Free Mail/DNS Accounts

Important Notice: Free accounts are in the process of being discontinued. Services provided by free accounts is being replaced with the “Basic” paid account level.

Effective June 5, 2017, Secondary DNS has become paid-only.

Roller Network allows accounts to be created without payment upfront which allows prospective customers to view the account control center before adding a paid service level to the account. We reserve the right to restrict, limit, reconfigure, discontinue, or disable any free account at any time.


The following services are currently available on free accounts: Secondary MX (with basic filters), and SMTP Redirection (with basic filters).

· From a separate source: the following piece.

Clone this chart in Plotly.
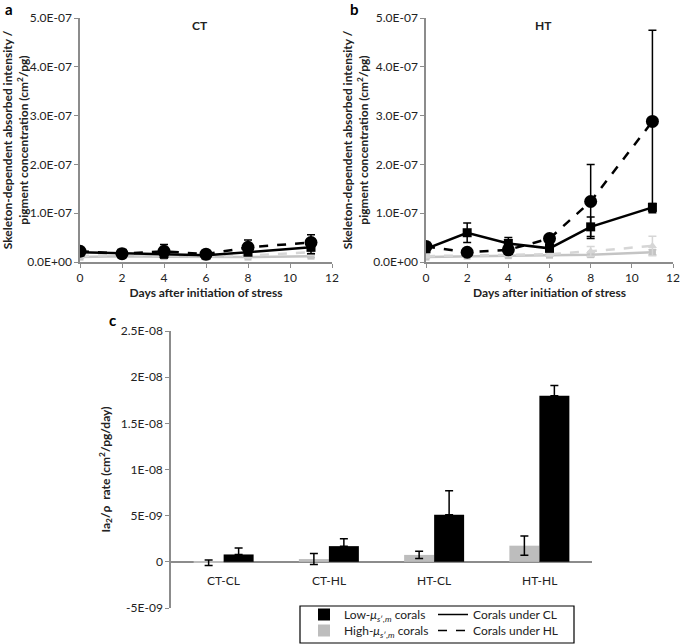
import plotly.graph_objects as go

W, H = 685, 644

days = [0, 2, 4, 6, 8, 11]

# Panel a (CT)
a_low_hl = [2.2e-08, 1.7e-08, 2.2e-08, 1.6e-08, 3.0e-08, 4.0e-08]
a_low_hl_err = [0.3e-08, 0.3e-08, 1.4e-08, 0.3e-08, 1.5e-08, 1.6e-08]
a_low_cl = [2.0e-08, 1.8e-08, 1.7e-08, 1.4e-08, 2.0e-08, 3.0e-08]
a_low_cl_err = [0.3e-08, 0.3e-08, 0.8e-08, 0.3e-08, 0.5e-08, 1.3e-08]
a_high_hl = [1.2e-08, 1.5e-08, 1.3e-08, 1.2e-08, 1.3e-08, 2.0e-08]
a_high_hl_err = [0.3e-08, 0.3e-08, 0.3e-08, 0.3e-08, 0.5e-08, 0.6e-08]
a_high_cl = [1.0e-08, 1.2e-08, 1.1e-08, 1.0e-08, 1.0e-08, 1.2e-08]
a_high_cl_err = [0.2e-08, 0.2e-08, 0.2e-08, 0.2e-08, 0.2e-08, 0.3e-08]

# Panel b (HT)
b_low_hl = [3.2e-08, 2.0e-08, 2.5e-08, 4.8e-08, 12.4e-08, 28.8e-08]
b_low_hl_err = [0.5e-08, 0.3e-08, 0.8e-08, 0.5e-08, 7.6e-08, 18.7e-08]
b_low_cl = [2.7e-08, 6.0e-08, 3.8e-08, 2.8e-08, 7.2e-08, 11.2e-08]
b_low_cl_err = [0.5e-08, 2.0e-08, 1.2e-08, 0.5e-08, 2.0e-08, 0.8e-08]
b_high_hl = [1.2e-08, 1.3e-08, 1.5e-08, 1.6e-08, 2.2e-08, 3.3e-08]
b_high_hl_err = [0.3e-08, 0.3e-08, 0.3e-08, 0.3e-08, 1.0e-08, 2.0e-08]
b_high_cl = [1.0e-08, 1.2e-08, 1.3e-08, 1.4e-08, 1.5e-08, 2.0e-08]
b_high_cl_err = [0.2e-08, 0.2e-08, 0.2e-08, 0.2e-08, 0.4e-08, 0.5e-08]

# Panel c
groups = ["CT-CL", "CT-HL", "HT-CL", "HT-HL"]
c_high = [-1.0e-10, 3.0e-10, 7.5e-10, 1.75e-09]
c_high_err = [3.0e-10, 6.0e-10, 4.0e-10, 1.05e-09]
c_low = [8.0e-10, 1.7e-09, 5.1e-09, 1.8e-08]
c_low_err = [7.0e-10, 8.0e-10, 2.6e-09, 1.1e-09]

ab_ticks = [0, 1e-07, 2e-07, 3e-07, 4e-07, 5e-07]
ab_ticktext = ["0.0E+00", "1.0E-07", "2.0E-07", "3.0E-07", "4.0E-07", "5.0E-07"]
c_ticks = [-5e-09, 0, 5e-09, 1e-08, 1.5e-08, 2e-08, 2.5e-08]
c_ticktext = ["-5E-09", "0", "5E-09", "1E-08", "1.5E-08", "2E-08", "2.5E-08"]

BLACK = "#000000"
GREY = "#c4c4c4"
LGREY = "#d6d6d6"
BARGREY = "#bdbdbd"
AXC = "#8c8c8c"
TXT = "#222222"
FONT = "Lato"

fig = go.Figure()


def add_line(y, err, xa, ya, color, dash, symbol, size, width=2.5):
    fig.add_trace(go.Scatter(
        x=days, y=y, xaxis=xa, yaxis=ya, mode="lines+markers",
        line=dict(color=color, width=width, dash=dash),
        marker=dict(symbol=symbol, size=size, color=color),
        error_y=dict(type="data", array=err, color=color, thickness=1.5, width=4),
        showlegend=False, hoverinfo="skip"))


for (xa, ya, hcl, hcle, hhl, hhle, lcl, lcle, lhl, lhle) in [
        ("x", "y", a_high_cl, a_high_cl_err, a_high_hl, a_high_hl_err,
         a_low_cl, a_low_cl_err, a_low_hl, a_low_hl_err),
        ("x2", "y2", b_high_cl, b_high_cl_err, b_high_hl, b_high_hl_err,
         b_low_cl, b_low_cl_err, b_low_hl, b_low_hl_err)]:
    add_line(hcl, hcle, xa, ya, GREY, "solid", "square", 7, 2.5)
    add_line(hhl, hhle, xa, ya, LGREY, "dash", "triangle-up", 8, 2.5)
    add_line(lcl, lcle, xa, ya, BLACK, "solid", "square", 9, 2.5)
    add_line(lhl, lhle, xa, ya, BLACK, "dash", "circle", 13, 2.5)

# Panel c bars
fig.add_trace(go.Bar(
    x=groups, y=c_high, xaxis="x3", yaxis="y3", marker=dict(color=BARGREY, line=dict(width=0)),
    error_y=dict(type="data", array=c_high_err, color=BLACK, thickness=1.5, width=4),
    name="High-<i>μ</i><sub><i>s</i>′<i>,m</i></sub> corals", legend="legend2", legendrank=1,
    hoverinfo="skip"))
fig.add_trace(go.Bar(
    x=groups, y=c_low, xaxis="x3", yaxis="y3", marker=dict(color=BLACK, line=dict(width=0)),
    error_y=dict(type="data", symmetric=False, array=c_low_err, arrayminus=[0] * len(c_low),
                 color=BLACK, thickness=1.5, width=4),
    name="Low-<i>μ</i><sub><i>s</i>′<i>,m</i></sub> corals", legend="legend", legendrank=1,
    hoverinfo="skip"))
fig.add_trace(go.Scatter(x=[None], y=[None], xaxis="x3", yaxis="y3", mode="lines",
                         line=dict(color=BLACK, width=1.5, dash="solid"),
                         name="Corals under CL", legend="legend", legendrank=2))
fig.add_trace(go.Scatter(x=[None], y=[None], xaxis="x3", yaxis="y3", mode="lines",
                         line=dict(color=BLACK, width=1.5, dash="dash"),
                         name="Corals under HL", legend="legend2", legendrank=2))

# category labels for panel c drawn along the zero line
for g in groups:
    fig.add_annotation(x=g, y=0, xref="x3", yref="y3", text=g, showarrow=False,
                       yanchor="top", yshift=-9, font=dict(size=12, color=TXT, family=FONT))


def px_x(p):
    return p / W


def px_y(p):
    return 1 - p / H


common_x = dict(range=[0, 12], tickvals=[0, 2, 4, 6, 8, 10, 12], showline=True, linecolor=AXC,
                linewidth=1.5, ticks="outside", ticklen=4, tickcolor=AXC, showgrid=False,
                zeroline=False, automargin=False, tickfont=dict(size=12, color=TXT, family=FONT),
                title=dict(text="<b>Days after initiation of stress</b>", standoff=1,
                           font=dict(size=12, color=TXT, family=FONT)))
common_y = dict(range=[0, 5e-07], tickvals=ab_ticks, ticktext=ab_ticktext, showline=True,
                linecolor=AXC, linewidth=1.5, ticks="outside", ticklen=4, tickcolor=AXC,
                showgrid=False, zeroline=False, automargin=False,
                tickfont=dict(size=12, color=TXT, family=FONT),
                title=dict(text="<b>Skeleton-dependent absorbed intensity /<br>pigment concentration (cm<sup>2</sup>/pg)</b>",
                           standoff=2, font=dict(size=12, color=TXT, family=FONT)))

leg_font = dict(size=12, color=TXT, family=FONT)
leg_common = dict(orientation="h", xanchor="left", yanchor="top", borderwidth=0,
                  bgcolor="rgba(0,0,0,0)", font=leg_font, itemwidth=30,
                  entrywidth=84, entrywidthmode="pixels", tracegroupgap=0)
fig.update_layout(
    width=W, height=H, margin=dict(l=0, r=0, t=0, b=0, autoexpand=False),
    paper_bgcolor="white", plot_bgcolor="white",
    font=dict(family=FONT, color=TXT),
    barmode="group", bargap=0.43, bargroupgap=0,
    xaxis=dict(domain=[px_x(80), px_x(332)], anchor="y", **common_x),
    yaxis=dict(domain=[px_y(262), px_y(18)], anchor="x", **common_y),
    xaxis2=dict(domain=[px_x(426), px_x(673)], anchor="y2", **common_x),
    yaxis2=dict(domain=[px_y(262), px_y(18)], anchor="x2", **common_y),
    xaxis3=dict(domain=[px_x(171), px_x(592)], anchor="y3", showline=False, showticklabels=False,
                ticks="", showgrid=False, zeroline=False, automargin=False),
    yaxis3=dict(domain=[px_y(608), px_y(331)], anchor="x3", range=[-5e-09, 2.5e-08],
                tickvals=c_ticks, ticktext=c_ticktext, showline=True, linecolor=AXC,
                linewidth=1.5, ticks="outside", ticklen=4, tickcolor=AXC, showgrid=False,
                zeroline=True, zerolinecolor=AXC, zerolinewidth=1.5, automargin=False,
                tickfont=dict(size=12, color=TXT, family=FONT),
                title=dict(text="<b>Ia<sub>2</sub>/ρ  rate (cm<sup>2</sup>/pg/day)</b>", standoff=8,
                           font=dict(size=12, color=TXT, family=FONT))),
    showlegend=True,
    legend=dict(x=px_x(304), y=px_y(600), **leg_common),
    legend2=dict(x=px_x(304), y=px_y(616), **leg_common),
    shapes=[dict(type="rect", xref="paper", yref="paper", x0=px_x(300), x1=px_x(574),
                 y0=px_y(643), y1=px_y(606), line=dict(color=BLACK, width=1.2))],
)

for txt, x, y in [("a", 9, 9), ("b", 354, 9), ("c", 113, 320)]:
    fig.add_annotation(x=px_x(x), y=px_y(y), xref="paper", yref="paper", text=f"<b>{txt}</b>",
                       showarrow=False, xanchor="center", yanchor="middle",
                       font=dict(size=15, color="#000", family=FONT))
for txt, x in [("CT", 200), ("HT", 543)]:
    fig.add_annotation(x=px_x(x), y=px_y(25), xref="paper", yref="paper", text=f"<b>{txt}</b>",
                       showarrow=False, xanchor="center", yanchor="middle",
                       font=dict(size=12, color=TXT, family=FONT))

fig.write_html("out.html", config={"displayModeBar": False},
               post_script="document.body.style.margin='0';document.body.style.overflow='hidden';")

Ongoing access to these services will require a paid account.


When a free account exceeds its alloted usage, the mail domains will be automatically suspended until the next cycle or until an upgrade is purchased.

The current mail usage restrictions for free accounts are:

  • Messages: 200 relays per cycle
  • Data: 10MB per cycle

A cycle is currently defined as the previous 7 calendar days of mail traffic with a 48-hour resting period after any of the limits are exceeded. During this rest period, mail domains are deactivated and will refuse new messages. After the rest preiod has expired, the mail domains are reactivated. However, if after a 48-hour rest the 7 day total still exceeds the limits, another 48-hour rest will be applied.

Technical Support

We regret that we are not able to offer ongoing technical support for free accounts. If you require assistance please refer to the online documentation. In order to provide the higest level of service possible we must focus on our paying customers.

Strict Limits

As of December 9, 2007, free accounts are subject to strict “reject” (SMTP 5xx return code) limits. To read the related announcements, see: November News, Free Account Limits, Increased Outbound Data and An Open Letter on Free Account Limits.

We were forced to abandon our donation supported roots due to the simple fact that too few account holders donated and it was not sustainable.